◆ Requirements ◆
Repeat, exactly, the run of lines that opens with the line containing "Rebuild this chart" and closes with the line containing "ax.tick_params(axis='x', length=0, pad=19)", and leave all other lines out.

◆ Records for this exercise ◆
******************************

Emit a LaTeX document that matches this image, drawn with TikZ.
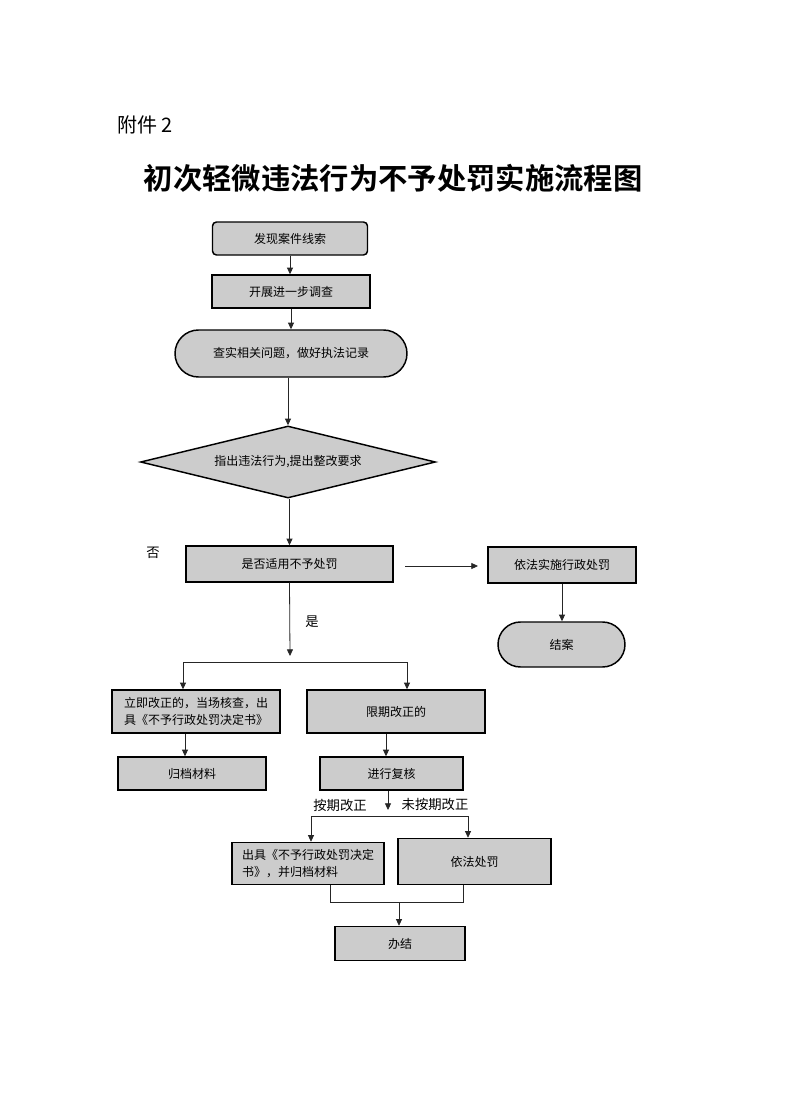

******************************

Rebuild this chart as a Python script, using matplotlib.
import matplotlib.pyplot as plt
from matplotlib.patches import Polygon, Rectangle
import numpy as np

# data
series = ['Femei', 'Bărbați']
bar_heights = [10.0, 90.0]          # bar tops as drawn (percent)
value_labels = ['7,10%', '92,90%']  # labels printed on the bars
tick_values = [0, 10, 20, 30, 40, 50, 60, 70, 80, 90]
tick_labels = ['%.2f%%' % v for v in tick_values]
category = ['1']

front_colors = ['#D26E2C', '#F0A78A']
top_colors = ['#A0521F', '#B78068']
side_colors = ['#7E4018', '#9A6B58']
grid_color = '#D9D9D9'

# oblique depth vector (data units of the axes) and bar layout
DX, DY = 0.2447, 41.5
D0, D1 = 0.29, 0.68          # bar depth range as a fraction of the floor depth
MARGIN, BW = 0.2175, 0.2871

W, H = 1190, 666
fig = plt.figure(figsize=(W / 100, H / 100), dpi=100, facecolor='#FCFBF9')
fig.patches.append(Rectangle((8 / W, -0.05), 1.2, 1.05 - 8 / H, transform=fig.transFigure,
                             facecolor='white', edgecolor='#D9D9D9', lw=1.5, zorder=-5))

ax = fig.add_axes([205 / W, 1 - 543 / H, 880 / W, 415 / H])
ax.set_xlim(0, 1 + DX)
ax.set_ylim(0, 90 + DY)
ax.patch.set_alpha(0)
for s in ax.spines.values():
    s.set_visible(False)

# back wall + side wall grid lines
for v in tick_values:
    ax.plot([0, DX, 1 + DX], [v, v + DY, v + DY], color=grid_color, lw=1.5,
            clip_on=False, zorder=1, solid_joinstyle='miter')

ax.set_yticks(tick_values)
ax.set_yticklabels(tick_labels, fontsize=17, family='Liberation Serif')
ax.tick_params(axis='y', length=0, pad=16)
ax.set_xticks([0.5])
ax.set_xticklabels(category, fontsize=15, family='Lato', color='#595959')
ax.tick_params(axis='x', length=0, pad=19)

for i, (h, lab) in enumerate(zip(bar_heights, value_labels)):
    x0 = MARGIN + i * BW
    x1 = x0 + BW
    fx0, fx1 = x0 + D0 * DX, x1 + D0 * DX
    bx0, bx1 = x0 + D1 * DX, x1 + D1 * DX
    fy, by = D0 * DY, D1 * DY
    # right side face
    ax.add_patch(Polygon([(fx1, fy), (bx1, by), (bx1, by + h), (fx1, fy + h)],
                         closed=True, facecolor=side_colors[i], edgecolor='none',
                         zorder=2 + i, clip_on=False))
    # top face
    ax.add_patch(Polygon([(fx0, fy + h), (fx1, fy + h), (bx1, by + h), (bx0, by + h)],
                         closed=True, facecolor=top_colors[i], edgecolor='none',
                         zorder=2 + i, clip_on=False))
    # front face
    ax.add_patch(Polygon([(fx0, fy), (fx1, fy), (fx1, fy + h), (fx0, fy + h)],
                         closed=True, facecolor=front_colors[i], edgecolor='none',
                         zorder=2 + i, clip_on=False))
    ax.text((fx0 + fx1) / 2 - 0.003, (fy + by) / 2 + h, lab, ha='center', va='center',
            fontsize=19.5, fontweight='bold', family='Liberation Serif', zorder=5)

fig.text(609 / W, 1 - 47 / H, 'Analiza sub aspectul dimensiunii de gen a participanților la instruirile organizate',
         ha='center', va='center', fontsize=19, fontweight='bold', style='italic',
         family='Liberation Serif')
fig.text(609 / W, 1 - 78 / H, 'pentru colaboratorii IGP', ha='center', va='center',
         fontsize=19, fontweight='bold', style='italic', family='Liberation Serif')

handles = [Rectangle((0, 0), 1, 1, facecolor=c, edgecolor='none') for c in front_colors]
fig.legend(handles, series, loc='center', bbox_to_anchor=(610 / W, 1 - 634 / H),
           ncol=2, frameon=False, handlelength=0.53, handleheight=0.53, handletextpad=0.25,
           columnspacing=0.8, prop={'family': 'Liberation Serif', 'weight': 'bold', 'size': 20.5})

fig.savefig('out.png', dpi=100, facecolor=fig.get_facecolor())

******************************

◆ Output of the task ◆
Rebuild this chart as a Python script, using matplotlib.
import matplotlib.pyplot as plt
from matplotlib.patches import Polygon, Rectangle
import numpy as np

# data
series = ['Femei', 'Bărbați']
bar_heights = [10.0, 90.0]          # bar tops as drawn (percent)
value_labels = ['7,10%', '92,90%']  # labels printed on the bars
tick_values = [0, 10, 20, 30, 40, 50, 60, 70, 80, 90]
tick_labels = ['%.2f%%' % v for v in tick_values]
category = ['1']

front_colors = ['#D26E2C', '#F0A78A']
top_colors = ['#A0521F', '#B78068']
side_colors = ['#7E4018', '#9A6B58']
grid_color = '#D9D9D9'

# oblique depth vector (data units of the axes) and bar layout
DX, DY = 0.2447, 41.5
D0, D1 = 0.29, 0.68          # bar depth range as a fraction of the floor depth
MARGIN, BW = 0.2175, 0.2871

W, H = 1190, 666
fig = plt.figure(figsize=(W / 100, H / 100), dpi=100, facecolor='#FCFBF9')
fig.patches.append(Rectangle((8 / W, -0.05), 1.2, 1.05 - 8 / H, transform=fig.transFigure,
                             facecolor='white', edgecolor='#D9D9D9', lw=1.5, zorder=-5))

ax = fig.add_axes([205 / W, 1 - 543 / H, 880 / W, 415 / H])
ax.set_xlim(0, 1 + DX)
ax.set_ylim(0, 90 + DY)
ax.patch.set_alpha(0)
for s in ax.spines.values():
    s.set_visible(False)

# back wall + side wall grid lines
for v in tick_values:
    ax.plot([0, DX, 1 + DX], [v, v + DY, v + DY], color=grid_color, lw=1.5,
            clip_on=False, zorder=1, solid_joinstyle='miter')

ax.set_yticks(tick_values)
ax.set_yticklabels(tick_labels, fontsize=17, family='Liberation Serif')
ax.tick_params(axis='y', length=0, pad=16)
ax.set_xticks([0.5])
ax.set_xticklabels(category, fontsize=15, family='Lato', color='#595959')
ax.tick_params(axis='x', length=0, pad=19)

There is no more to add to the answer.